My thoughts instantly went to a negative place… “Oh goodness. It’s going to be a long day! How on earth are we going to make it through the next 12 hours? I feel like I am stuck on a hamster wheel. Why? Why?! June 10th is FOREVER away…”

Instead of continuing down this negative path, I stopped myself. I have been listening to some wonderful podcasts as well as reading some great books to try and help myself stay sane and calm. As a result, I have been reminded about a few basic skills that I am *trying* to utilize in an effort to help my kids, and myself, feel better.

Being a better listener

I’m sure many of you have seen the following quote by Emily King that Today Parents posted on Instagram. It is the best reminder about the power of connection.

In the book, “Are My Kids On Track?”, the authors also reminded me about the power of connection and the importance of listening. They ask the following 3 questions:

  • Do I listen without judgement?
  • Do I listen without correction?
  • Do I listen without giving unsolicited advice?

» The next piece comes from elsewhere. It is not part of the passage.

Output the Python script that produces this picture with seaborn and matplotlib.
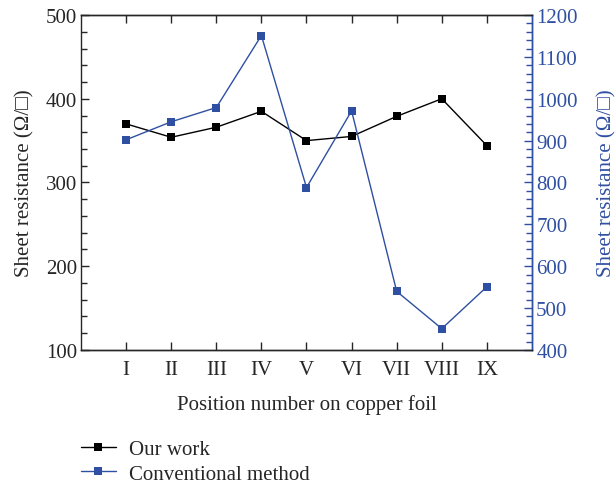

This morning, I initially violated all 3. I was judging Keener like crazy for letting Magantiles turn him into a whiny mess before 7:00 AM. I was attempting to correct him and offering advice on how he could get his tower not to fall. Needless to say, none of this proved to be helpful. In fact, it was making everything worse.

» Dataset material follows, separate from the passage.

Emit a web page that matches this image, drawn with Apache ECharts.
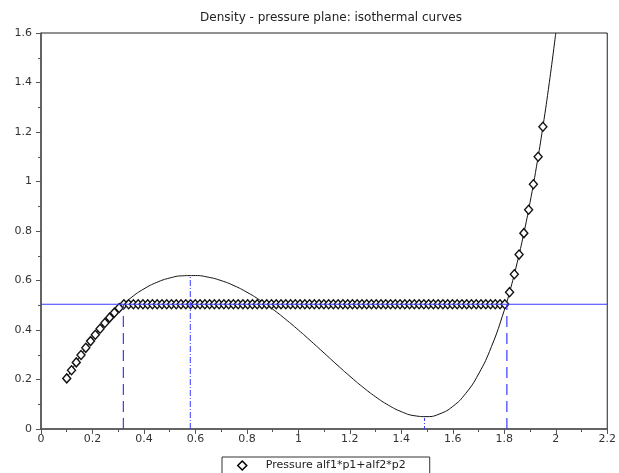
<!DOCTYPE html>
<html>
<head>
<meta charset="utf-8">
<script src="https://cdn.jsdelivr.net/npm/echarts@6/dist/echarts.min.js"></script>
<style>
  html, body { margin: 0; padding: 0; background: #fff; }
  #chart { width: 619px; height: 473px; }
</style>
</head>
<body>
<div id="chart"></div>
<script>
// Isotherm p(rho) (van der Waals type), sampled for the smooth black curve
const curveRho = [0.10, 0.15, 0.20, 0.25, 0.30, 0.35, 0.40, 0.45, 0.50, 0.55,
  0.60, 0.65, 0.70, 0.75, 0.80, 0.85, 0.90, 0.95, 1.00, 1.05,
  1.10, 1.15, 1.20, 1.25, 1.30, 1.35, 1.40, 1.45, 1.50, 1.55,
  1.60, 1.65, 1.70, 1.75, 1.80, 1.825, 1.85, 1.875, 1.90, 1.925,
  1.95, 1.975, 2.00];
const curvePressure = [0.2045, 0.2904, 0.3657, 0.4307, 0.4856, 0.5306, 0.5662, 0.5925, 0.6100, 0.6190,
  0.6200, 0.6134, 0.5996, 0.5792, 0.5527, 0.5209, 0.4843, 0.4437, 0.4000, 0.3540,
  0.3068, 0.2595, 0.2133, 0.1696, 0.1300, 0.0961, 0.0700, 0.0538, 0.0500, 0.0615,
  0.0914, 0.1436, 0.2223, 0.3325, 0.4800, 0.5698, 0.6716, 0.7865, 0.9155, 1.0599,
  1.2211, 1.4006, 1.6000];

// Mixture pressure alf1*p1 + alf2*p2 on the density grid (diamonds)
const mixRho = [0.1, 0.1185, 0.137, 0.1555, 0.174, 0.1925, 0.211, 0.2295, 0.248, 0.2665,
  0.285, 0.3035, 0.322, 0.3405, 0.359, 0.3775, 0.396, 0.4145, 0.433, 0.4515,
  0.47, 0.4885, 0.507, 0.5255, 0.544, 0.5625, 0.581, 0.5995, 0.618, 0.6365,
  0.655, 0.6735, 0.692, 0.7105, 0.729, 0.7475, 0.766, 0.7845, 0.803, 0.8215,
  0.84, 0.8585, 0.877, 0.8955, 0.914, 0.9325, 0.951, 0.9695, 0.988, 1.0065,
  1.025, 1.0435, 1.062, 1.0805, 1.099, 1.1175, 1.136, 1.1545, 1.173, 1.1915,
  1.21, 1.2285, 1.247, 1.2655, 1.284, 1.3025, 1.321, 1.3395, 1.358, 1.3765,
  1.395, 1.4135, 1.432, 1.4505, 1.469, 1.4875, 1.506, 1.5245, 1.543, 1.5615,
  1.58, 1.5985, 1.617, 1.6355, 1.654, 1.6725, 1.691, 1.7095, 1.728, 1.7465,
  1.765, 1.7835, 1.802, 1.8205, 1.839, 1.8575, 1.876, 1.8945, 1.913, 1.9315,
  1.95];
const mixPressure = [0.2045, 0.2375, 0.2691, 0.2992, 0.3279, 0.3551, 0.3809, 0.4053, 0.4283, 0.4499,
  0.4701, 0.4890, 0.504, 0.504, 0.504, 0.504, 0.504, 0.504, 0.504, 0.504,
  0.504, 0.504, 0.504, 0.504, 0.504, 0.504, 0.504, 0.504, 0.504, 0.504,
  0.504, 0.504, 0.504, 0.504, 0.504, 0.504, 0.504, 0.504, 0.504, 0.504,
  0.504, 0.504, 0.504, 0.504, 0.504, 0.504, 0.504, 0.504, 0.504, 0.504,
  0.504, 0.504, 0.504, 0.504, 0.504, 0.504, 0.504, 0.504, 0.504, 0.504,
  0.504, 0.504, 0.504, 0.504, 0.504, 0.504, 0.504, 0.504, 0.504, 0.504,
  0.504, 0.504, 0.504, 0.504, 0.504, 0.504, 0.504, 0.504, 0.504, 0.504,
  0.504, 0.504, 0.504, 0.504, 0.504, 0.504, 0.504, 0.504, 0.504, 0.504,
  0.504, 0.504, 0.504, 0.5529, 0.6253, 0.7047, 0.7914, 0.8858, 0.9886, 1.1001,
  1.2211];

// Saturation pressure and the special densities
const satPressure = 0.504;
const rhoVapor = 0.32;
const rhoLiquid = 1.81;
const rhoMax = 0.58, pMax = 0.62;
const rhoMin = 1.49, pMin = 0.05;

const xTicks = { min: 0, max: 2.2, step: 0.2 };
const yTicks = { min: 0, max: 1.6, step: 0.2 };

const pair = (xs, ys) => xs.map((x, i) => [x, ys[i]]);
const blue = '#3a3aff';
const font = 'DejaVu Sans, Liberation Sans, sans-serif';

const chart = echarts.init(document.getElementById('chart'), null, { renderer: 'canvas' });

const axisCommon = {
  splitLine: { show: false },
  axisLine: { show: true, onZero: false, lineStyle: { color: '#555', width: 1.5 } },
  axisTick: { show: true, inside: false, length: 5, lineStyle: { color: '#555', width: 1 } },
  minorTick: { show: true, splitNumber: 2, length: 3, lineStyle: { color: '#555', width: 1 } },
  axisLabel: { color: '#333', fontFamily: font, fontSize: 11 }
};

chart.setOption({
  animation: false,
  backgroundColor: '#fff',
  title: {
    text: 'Density - pressure plane: isothermal curves',
    left: 326, top: 7, textAlign: 'center',
    textStyle: { fontFamily: font, fontSize: 12, fontWeight: 'normal', color: '#222' }
  },
  grid: {
    left: 41, right: 9, top: 33, bottom: 44,
    show: true, borderColor: '#222', borderWidth: 1, backgroundColor: 'transparent'
  },
  legend: {
    left: 222, top: 457,
    icon: 'diamond',
    itemWidth: 9, itemHeight: 9,
    padding: [3, 24, 6, 15],
    borderColor: '#333', borderWidth: 1,
    backgroundColor: '#fff',
    itemStyle: { color: '#fff', borderColor: '#000', borderWidth: 1.5 },
    textStyle: { fontFamily: font, fontSize: 11, color: '#222', padding: [0, 0, 0, 14] },
    data: ['Pressure alf1*p1+alf2*p2']
  },
  xAxis: Object.assign({
    type: 'value', min: xTicks.min, max: xTicks.max, interval: xTicks.step
  }, axisCommon, { axisLabel: Object.assign({}, axisCommon.axisLabel, { margin: 5 }) }),
  yAxis: Object.assign({
    type: 'value', min: yTicks.min, max: yTicks.max, interval: yTicks.step
  }, axisCommon, { axisLabel: Object.assign({}, axisCommon.axisLabel, { margin: 9 }) }),
  series: [
    {
      name: 'isotherm',
      type: 'line',
      data: pair(curveRho, curvePressure),
      showSymbol: false,
      smooth: 0.5,
      clip: true,
      lineStyle: { color: '#111', width: 1 },
      z: 2
    },
    {
      name: 'Pressure alf1*p1+alf2*p2',
      type: 'scatter',
      data: pair(mixRho, mixPressure),
      symbol: 'diamond',
      symbolSize: [8, 9],
      itemStyle: { color: '#fff', borderColor: '#111', borderWidth: 1.4, opacity: 1 },
      z: 3
    },
    {
      name: 'saturation',
      type: 'line',
      data: [[xTicks.min, satPressure], [xTicks.max, satPressure]],
      showSymbol: false,
      lineStyle: { color: blue, width: 1.2 },
      z: 4
    },
    {
      name: 'vapor',
      type: 'line',
      data: [[rhoVapor, 0], [rhoVapor, satPressure]],
      showSymbol: false,
      lineStyle: { color: blue, width: 1.2, type: [11, 6] },
      z: 4
    },
    {
      name: 'liquid',
      type: 'line',
      data: [[rhoLiquid, 0], [rhoLiquid, satPressure]],
      showSymbol: false,
      lineStyle: { color: blue, width: 1.2, type: [11, 6] },
      z: 4
    },
    {
      name: 'max',
      type: 'line',
      data: [[rhoMax, 0], [rhoMax, pMax]],
      showSymbol: false,
      lineStyle: { color: blue, width: 1, type: [6, 2, 1, 2] },
      z: 4
    },
    {
      name: 'min',
      type: 'line',
      data: [[rhoMin, 0], [rhoMin, pMin]],
      showSymbol: false,
      lineStyle: { color: blue, width: 1, type: [3, 2, 1, 2] },
      z: 4
    }
  ]
});
</script>
</body>
</html>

Once I washed my face and realized where we were headed with my current approach and mental state, I shifted gears. “It sounds like you had a really frustrating morning trying to build. It wasn’t working out the way you wanted and that is making you upset. Would a hug help you feel better and push reset on the day?” He came bounding over and fell into my arms. Just what he needed.

An incredible podcast that I highly recommend is Feel Better, Live More. Dr. Chatterjee hosts a variety of interesting guests and talks about a wide range of topics. Some of the episodes I have listened to are:

  • #54 Re-Defining Happiness with Professor Paul Dolan
  • #56 Becoming Stress Proof with Dr. Mithu Storoni
  • #67 The Secret to a Long and Happy Life
  • #75 What Every Parent Should Know with Philippa Perry
  • #76 How to Optimize Your Brain Health with Dr. Rahul Jandial

I just listened to #75. While I didn’t agree with what his guest, British author and psychotherapist Philippa Perry said about sleep training, everything else on the episode resonated. She reminded us to hear where the child is at. This means listening without judgement, correction or advice. As Philippa said, “Children don’t want to be fixed, they want to be seen and heard.”

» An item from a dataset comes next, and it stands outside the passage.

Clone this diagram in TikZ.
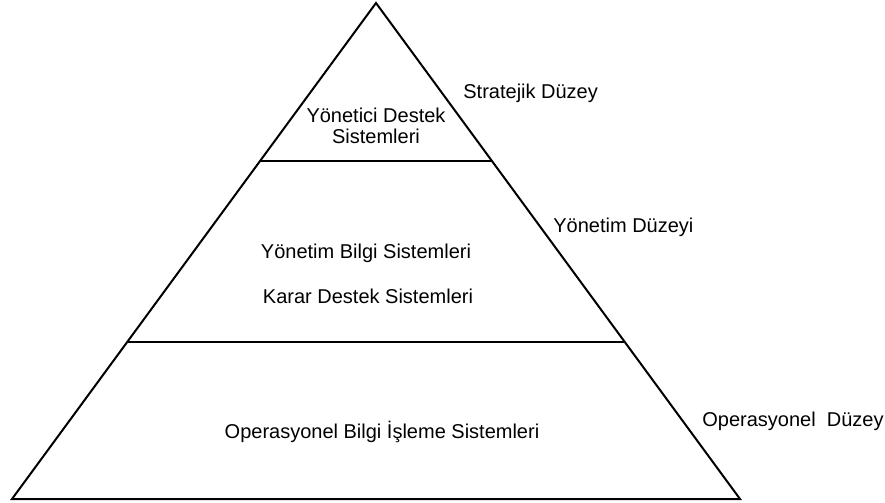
\documentclass[tikz,border=0pt]{standalone}
\usepackage{fontspec}
\setmainfont{Liberation Sans}
\usetikzlibrary{calc}
\begin{document}
\begin{tikzpicture}[x=0.5pt,y=-0.5pt,
  edge/.style={line width=1pt,line join=miter},
  lbl/.style={inner sep=0pt,font=\fontsize{10}{10.5}\selectfont,anchor=base},
  lblw/.style={inner sep=0pt,font=\fontsize{10}{10.5}\selectfont,anchor=base west}]
\useasboundingbox (0,0) rectangle (885,503);
\coordinate (apex) at (376,3);
\coordinate (bl) at (12,499);
\coordinate (br) at (740,499);
\coordinate (l1) at ($(apex)!0.3185!(bl)$);
\coordinate (r1) at ($(apex)!0.3185!(br)$);
\coordinate (l2) at ($(apex)!0.6835!(bl)$);
\coordinate (r2) at ($(apex)!0.6835!(br)$);
\draw[edge] (bl) -- (apex) -- (br) -- cycle;
\draw[edge] (l1) -- (r1);
\draw[edge] (l2) -- (r2);
\node[lbl] (yds1) at (376,122) {Yönetici Destek};
\node[lbl] (yds2) at (376,143) {Sistemleri};
\node[lblw] (strat) at (463,98) {Stratejik Düzey};
\node[lblw] (ydz) at (553,232) {Yönetim Düzeyi};
\node[lbl] (ybs) at (366,258) {Yönetim Bilgi Sistemleri};
\node[lbl] (kds) at (368,303) {Karar Destek Sistemleri};
\node[lbl] (obis) at (382,438) {Operasyonel Bilgi İşleme Sistemleri};
\node[lblw] (odz) at (702,426) {Operasyonel\ \ Düzey};
\end{tikzpicture}
\end{document}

We’ve moved on to puppet shows

Keener didn’t want me to fix anything. He simply wanted to unload his frustration. My initial response of trying to “fix” the situation only made his frustration grow. He wanted to be heard. Once I was able to hear him, we connected. And, things quickly improved for both of us.

Phillipa gave an example on the podcast that was poignant for many with toddlers; a toddler having a melt down about the color of their bowl. When this happens, simply say, “This is really hard and frustrating for you today.” Often as parents, we tend to talk too much. We may try to solve their problem or offer unsolicited advice when really, our kids just need us to hear them.

Try this next time your child starts complaining. Look past what they are complaining about and try and name out what it is they are really saying. To truly hear where your child is at emotionally. Some language examples may include:

  • “You sound frustrated and upset.”
  • “It sounds like your sister is bothering you.”
  • “It sounds like like your building isn’t coming together the way you hoped.”
  • “I’m hearing you say it’s hard to only see friends on Zoom.”

The idea behind this is that you are processing their feelings into words. Phillipa says, “They will feel got and be able to internalize that and do it for themselves.”

Perhaps this would work for all of us, not just our kids. At a time when thoughts, emotions, and feelings are especially complex and heightened, we all would appreciate simply being heard. Try it with friends, your spouse, family, and your kids to help strengthen a much needed sense of connection.